Cruz’s best bet may be the Howard Dean model of fundraising. The former Vermont governor became the early frontrunner for the 2004 Democratic nomination and the top fundraiser by tapping into grassroots appeal and turning that enthusiasm into online donations. Cruz has a similar following among tea party activists and sympathizers and would need a similar fundraising base to compete in 2016.

“He’s going to have to distinguish himself ideologically,” Husser said. “He won’t have more connections than the Bush family overall. He’s not going to have the full monopoly on a conservative take on things, but he might be able to be the most anti-President Obama than any other candidate.”

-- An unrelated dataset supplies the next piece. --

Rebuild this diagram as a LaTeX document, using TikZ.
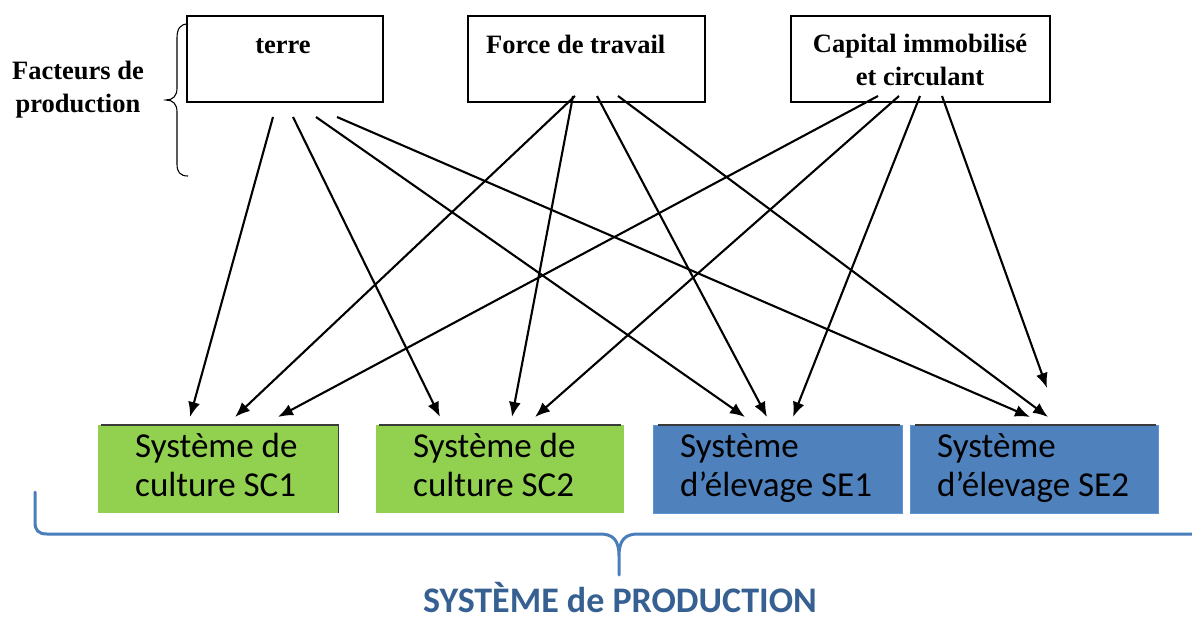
\documentclass[tikz,border=0pt]{standalone}
\usepackage{fontspec}
\setmainfont{Liberation Serif}
\newfontfamily\calib{Carlito}
\usetikzlibrary{arrows.meta}
\definecolor{sysgreen}{HTML}{92D050}
\definecolor{sysblue}{HTML}{4F81BD}
\definecolor{sysblueedge}{HTML}{5F93D3}
\definecolor{braceblue}{HTML}{4A7EBB}
\definecolor{titleblue}{HTML}{376092}
\definecolor{edgegray}{HTML}{3A3A3A}
\begin{document}
\begin{tikzpicture}[x=1pt,y=-1pt,
  topbox/.style={draw=black, line width=1.5pt, anchor=north west, inner sep=0pt, minimum height=86pt},
  toptext/.style={font=\fontsize{26.5}{32.5}\selectfont\bfseries, inner sep=0pt},
  sysbox/.style={anchor=north west, inner sep=0pt, minimum height=88pt},
  greenbox/.style={sysbox, fill=sysgreen},
  bluebox/.style={sysbox, fill=sysblue, draw=sysblueedge, line width=1pt},
  topedge/.style={draw=edgegray, line width=1.5pt},
  systext/.style={font=\calib\fontsize{35}{39}\selectfont, align=left, inner sep=0pt, anchor=base west},
  arr/.style={line width=2.1pt, -{Latex[length=15pt,width=12pt]}},
  facbrace/.style={draw=black, line width=1.1pt},
  sysbrace/.style={draw=braceblue, line width=3pt, line cap=round, line join=round},
]
\useasboundingbox (0,0) rectangle (1192,621);

% top boxes
\node[topbox, minimum width=196pt] (terre) at (186,15) {};
\node[topbox, minimum width=237pt] (force) at (467,15) {};
\node[topbox, minimum width=259pt] (capital) at (790,15) {};
\node[toptext, anchor=base] (terreT) at (283,53) {terre};
\node[toptext, anchor=base west] (forceT) at (486,53) {Force de travail};
\node[toptext, anchor=base, align=center] (capT) at (920,85) {Capital immobilisé\\et circulant};

% facteurs de production
\node[toptext, anchor=base, align=center] (fact) at (78,112) {Facteurs de\\production};
\draw[facbrace] (188,24) .. controls (180,24) and (177,29) .. (177,38) -- (177,88)
  .. controls (177,96) and (173,100) .. (166,100)
  .. controls (173,100) and (177,104) .. (177,112) -- (177,164)
  .. controls (177,172) and (180,176) .. (188,176);

% bottom boxes
\node[greenbox, minimum width=240pt] (sc1) at (98,425) {};
\node[greenbox, minimum width=248pt] (sc2) at (376,425) {};
\node[bluebox, minimum width=249pt] (se1) at (653,425) {};
\node[bluebox, minimum width=248pt] (se2) at (910,425) {};
\draw[topedge] ([xshift=3pt]sc1.north west) -- (sc1.north east) -- (sc1.south east);
\draw[topedge] ([xshift=3pt]sc2.north west) -- ([xshift=-3pt]sc2.north east);
\draw[topedge] ([xshift=5pt]se1.north west) -- ([xshift=-3pt]se1.north east);
\draw[topedge] ([xshift=5pt]se2.north west) -- ([xshift=-3pt]se2.north east);
\node[systext] (sc1T) at (135,496) {Système de\\culture SC1};
\node[systext] (sc2T) at (413,496) {Système de\\culture SC2};
\node[systext] (se1T) at (680,496) {Système\\d’élevage SE1};
\node[systext] (se2T) at (937,496) {Système\\d’élevage SE2};

% arrow start points
\coordinate (t1) at (273,117);
\coordinate (t2) at (293,117);
\coordinate (t3) at (316,117);
\coordinate (t4) at (337,117);
\coordinate (f1) at (575,96);
\coordinate (f2) at (573,96);
\coordinate (f3) at (597,96);
\coordinate (f4) at (618,96);
\coordinate (c1) at (878,96);
\coordinate (c2) at (899,96);
\coordinate (c3) at (920,96);
\coordinate (c4) at (942,96);
% arrow end points
\coordinate (sc1a) at (190,417);
\coordinate (sc1b) at (235,417);
\coordinate (sc1c) at (278,417);
\coordinate (sc2a) at (440,417);
\coordinate (sc2b) at (512,417);
\coordinate (sc2c) at (535,417);
\coordinate (se1a) at (745,417);
\coordinate (se1b) at (767,417);
\coordinate (se1c) at (793,417);
\coordinate (se2a) at (1030,417);
\coordinate (se2b) at (1048,417);
\coordinate (se2c) at (1047,388);

\draw[arr] (t1) -- (sc1a);
\draw[arr] (t2) -- (sc2a);
\draw[arr] (t3) -- (se1a);
\draw[arr] (t4) -- (se2a);
\draw[arr] (f1) -- (sc1b);
\draw[arr] (f2) -- (sc2b);
\draw[arr] (f3) -- (se1b);
\draw[arr] (f4) -- (se2b);
\draw[arr] (c1) -- (sc1c);
\draw[arr] (c2) -- (sc2c);
\draw[arr] (c3) -- (se1c);
\draw[arr] (c4) -- (se2c);

% systeme de production brace
\draw[sysbrace] (35,492) -- (35,522) .. controls (35,530) and (38,534) .. (47,534) -- (600,534)
  .. controls (613,534) and (619,540) .. (619,556) -- (619,575) -- (619,556)
  .. controls (619,540) and (625,534) .. (638,534) -- (1194,534);
\node[font=\calib\bfseries\fontsize{36}{40}\selectfont, text=titleblue, anchor=base, inner sep=0pt] (title) at (620,612) {SYSTÈME de PRODUCTION};
\end{tikzpicture}
\end{document}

At this point, Cruz’s announcement is unlikely to affect the strategies of higher-tiered Republican candidates like Bush, who is much more moderate with his support of immigration reform. Bush can afford to take a wait-and-see approach until Cruz gains steam. “One of the things about being the front-runner and having the fully developed campaign structure and national fundraising is that you don’t overreact,” Jillson said. “You can go a little bit slower and wait and watch and see what develops around Cruz. Until that happens, you have your own strategy. So you’re going to run your program until someone proves to you that you have to respond to them.”